Currys has trimmed its annual profit forecast after a shortage of goods ranging from PlayStation 5 consoles and Apple products to hairdryers resulted in a 5% fall in sales over the peak Christmas period.
The UK’s biggest electrical retailer said that sales were hit by problems including the global chip shortage, which is affecting the supply of goods from TVs to appliances, the shipping of products and a drop in demand as households budgets become increasingly squeezed.
“The technology market was challenging this Christmas, with uneven customer demand and supply disruption,” said Alex Baldock, the chief executive of Currys, which formerly traded as PC World, Carphone Warehouse and Dixons. “We have certainly had our hands full this Christmas with supply, not just of products but also of people, containers, chip sets, the full range.”
Currys, which has trimmed its full-year profit guidance from £160m to £155m, said that the overall UK market for sales of technology products was down 10% at Christmas.
“We are seeing patchy consumer confidence when it comes to the bigger ticket purchases like electricals, like technology that we sell,” said Baldock, speaking on BBC Radio 4’s Today programme. “It certainly hasn’t been helped by cost of living concerns, and hasn’t particularly been helped by Omicron either. Still, even with that patchy customer demand we have been able to keep growing and gain market share.”
Currys, which operates 800 stores and sells its goods online, said that sales in the UK and Ireland fell by 6% year on year in the peak trading period of the 10 weeks to 8 January. While consumers turned to online sales to avoid going to the high street, with digital revenues up 29% compared with the Christmas of 2019, it was not enough to overcome the company’s overall sales drop during the 2021 festive season.

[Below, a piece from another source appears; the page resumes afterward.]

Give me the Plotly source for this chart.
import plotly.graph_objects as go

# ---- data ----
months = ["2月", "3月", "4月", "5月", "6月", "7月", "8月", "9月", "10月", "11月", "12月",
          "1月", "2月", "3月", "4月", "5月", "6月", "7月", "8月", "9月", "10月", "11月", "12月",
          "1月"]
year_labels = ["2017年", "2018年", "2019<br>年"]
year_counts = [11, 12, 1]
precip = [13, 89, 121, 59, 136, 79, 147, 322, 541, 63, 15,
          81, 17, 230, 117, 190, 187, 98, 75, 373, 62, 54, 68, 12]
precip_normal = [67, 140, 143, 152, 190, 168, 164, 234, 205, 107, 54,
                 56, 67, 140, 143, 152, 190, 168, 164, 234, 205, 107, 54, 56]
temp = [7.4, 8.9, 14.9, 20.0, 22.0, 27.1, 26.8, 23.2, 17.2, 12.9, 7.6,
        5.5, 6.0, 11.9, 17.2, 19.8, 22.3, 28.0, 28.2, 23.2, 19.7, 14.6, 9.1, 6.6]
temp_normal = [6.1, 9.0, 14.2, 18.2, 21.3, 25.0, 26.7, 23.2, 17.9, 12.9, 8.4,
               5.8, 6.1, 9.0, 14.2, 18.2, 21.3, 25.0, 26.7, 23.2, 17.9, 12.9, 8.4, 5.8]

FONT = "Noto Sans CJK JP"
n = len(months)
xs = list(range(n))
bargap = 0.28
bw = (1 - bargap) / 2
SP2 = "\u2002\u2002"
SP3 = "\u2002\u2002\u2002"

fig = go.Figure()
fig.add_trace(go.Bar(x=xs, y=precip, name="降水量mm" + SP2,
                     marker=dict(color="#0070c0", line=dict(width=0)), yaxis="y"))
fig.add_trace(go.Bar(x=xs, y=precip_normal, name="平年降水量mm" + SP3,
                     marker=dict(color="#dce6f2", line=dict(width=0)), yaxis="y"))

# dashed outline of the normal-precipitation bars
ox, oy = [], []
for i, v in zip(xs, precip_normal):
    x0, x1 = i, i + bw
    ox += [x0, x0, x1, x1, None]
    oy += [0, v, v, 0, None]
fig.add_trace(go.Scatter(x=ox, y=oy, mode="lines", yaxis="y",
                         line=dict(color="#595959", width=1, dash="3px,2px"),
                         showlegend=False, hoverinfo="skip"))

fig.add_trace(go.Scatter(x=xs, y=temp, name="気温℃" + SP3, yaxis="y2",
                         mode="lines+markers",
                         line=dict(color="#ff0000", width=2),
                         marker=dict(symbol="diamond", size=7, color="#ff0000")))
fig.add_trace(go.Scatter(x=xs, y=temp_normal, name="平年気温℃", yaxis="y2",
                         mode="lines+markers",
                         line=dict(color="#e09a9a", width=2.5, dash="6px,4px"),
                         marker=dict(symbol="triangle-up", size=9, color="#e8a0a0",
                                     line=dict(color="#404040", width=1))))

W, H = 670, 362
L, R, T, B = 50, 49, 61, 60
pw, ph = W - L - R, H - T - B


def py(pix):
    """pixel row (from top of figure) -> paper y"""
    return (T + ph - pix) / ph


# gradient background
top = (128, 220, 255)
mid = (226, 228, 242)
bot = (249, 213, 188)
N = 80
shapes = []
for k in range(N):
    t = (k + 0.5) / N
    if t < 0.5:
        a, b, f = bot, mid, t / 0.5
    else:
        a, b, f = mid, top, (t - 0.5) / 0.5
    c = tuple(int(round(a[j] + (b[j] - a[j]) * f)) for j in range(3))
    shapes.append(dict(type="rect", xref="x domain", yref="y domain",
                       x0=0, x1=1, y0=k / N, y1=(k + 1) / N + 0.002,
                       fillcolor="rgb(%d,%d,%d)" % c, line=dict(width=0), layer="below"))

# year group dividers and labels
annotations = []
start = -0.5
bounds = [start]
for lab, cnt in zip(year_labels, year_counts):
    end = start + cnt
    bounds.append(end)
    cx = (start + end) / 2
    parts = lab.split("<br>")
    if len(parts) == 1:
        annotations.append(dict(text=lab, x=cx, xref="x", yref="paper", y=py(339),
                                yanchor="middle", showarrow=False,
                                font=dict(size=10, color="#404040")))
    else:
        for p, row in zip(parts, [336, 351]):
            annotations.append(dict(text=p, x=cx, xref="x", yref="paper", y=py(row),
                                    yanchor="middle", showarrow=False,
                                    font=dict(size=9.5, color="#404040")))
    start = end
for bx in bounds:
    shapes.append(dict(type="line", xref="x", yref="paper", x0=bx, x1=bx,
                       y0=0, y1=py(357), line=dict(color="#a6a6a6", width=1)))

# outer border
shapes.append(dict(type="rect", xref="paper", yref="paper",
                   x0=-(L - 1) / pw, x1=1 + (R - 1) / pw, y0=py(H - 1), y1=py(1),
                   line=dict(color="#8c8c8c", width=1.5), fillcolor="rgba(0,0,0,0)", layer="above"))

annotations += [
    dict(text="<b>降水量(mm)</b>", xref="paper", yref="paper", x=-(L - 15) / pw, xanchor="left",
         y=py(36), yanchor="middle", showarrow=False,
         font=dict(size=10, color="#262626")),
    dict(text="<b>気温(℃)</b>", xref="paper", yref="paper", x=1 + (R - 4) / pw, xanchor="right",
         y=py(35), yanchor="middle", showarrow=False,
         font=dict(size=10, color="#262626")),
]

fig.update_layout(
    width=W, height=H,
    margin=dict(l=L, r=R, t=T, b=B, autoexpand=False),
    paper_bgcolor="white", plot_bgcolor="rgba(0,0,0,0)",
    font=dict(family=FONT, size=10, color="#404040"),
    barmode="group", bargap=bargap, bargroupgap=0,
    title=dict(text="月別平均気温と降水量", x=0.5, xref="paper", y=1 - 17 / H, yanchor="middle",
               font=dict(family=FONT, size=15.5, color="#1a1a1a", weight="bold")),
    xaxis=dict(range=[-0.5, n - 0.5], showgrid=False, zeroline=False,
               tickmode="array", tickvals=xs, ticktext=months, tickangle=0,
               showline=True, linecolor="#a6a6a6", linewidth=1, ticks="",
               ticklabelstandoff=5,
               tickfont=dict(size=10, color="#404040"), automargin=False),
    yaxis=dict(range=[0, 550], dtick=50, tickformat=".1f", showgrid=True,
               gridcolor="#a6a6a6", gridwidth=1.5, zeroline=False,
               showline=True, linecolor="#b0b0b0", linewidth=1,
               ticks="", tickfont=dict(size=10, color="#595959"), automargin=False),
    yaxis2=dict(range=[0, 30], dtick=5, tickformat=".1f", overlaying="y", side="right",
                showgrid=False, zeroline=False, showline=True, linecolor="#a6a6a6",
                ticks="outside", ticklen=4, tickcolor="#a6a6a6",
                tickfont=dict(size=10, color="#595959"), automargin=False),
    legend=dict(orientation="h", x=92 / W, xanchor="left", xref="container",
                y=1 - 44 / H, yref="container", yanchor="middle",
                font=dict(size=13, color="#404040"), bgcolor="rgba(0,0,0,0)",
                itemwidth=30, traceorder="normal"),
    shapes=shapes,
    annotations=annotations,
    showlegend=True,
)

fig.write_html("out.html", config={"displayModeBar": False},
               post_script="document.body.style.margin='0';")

Despite the trading problems, Baldock said the business traded profitability and outperformed the wider market.
“Customer demand for some tech was strong,” he said. “This was a gamers’ Christmas, the year that virtual reality broke into the mainstream, and when consoles flew off the shelves. Oculus Quest 2 and the PS5 were stars. Appliances large and small also enjoyed strong sales, as consumers continued to kit out their homes. Even though not everyone may not have got their first choice of product this Christmas we had plenty of choice for everyone.”
The company said that for the 36 weeks to 8 January sales were down 3% year on year but up 11% compared with 2020. Baldock said Currys, which commenced a £75m share buyback scheme on Friday, is focusing on “profitable sales, with good discipline on margin, cost and stock”.
However, he added that there continues to be pressure on the supply chain and consumer demand.
“I am not counting on it getting any better,” he said. “There is plenty of uncertainty, not just on the supply side but also the demand side looking ahead, whether you are looking at cost of living, real wages, discretionary income or consumer confidence, which is one of the reasons we are being quite cautious in our outlook.”
Shares in Currys fell 4% on Friday morning.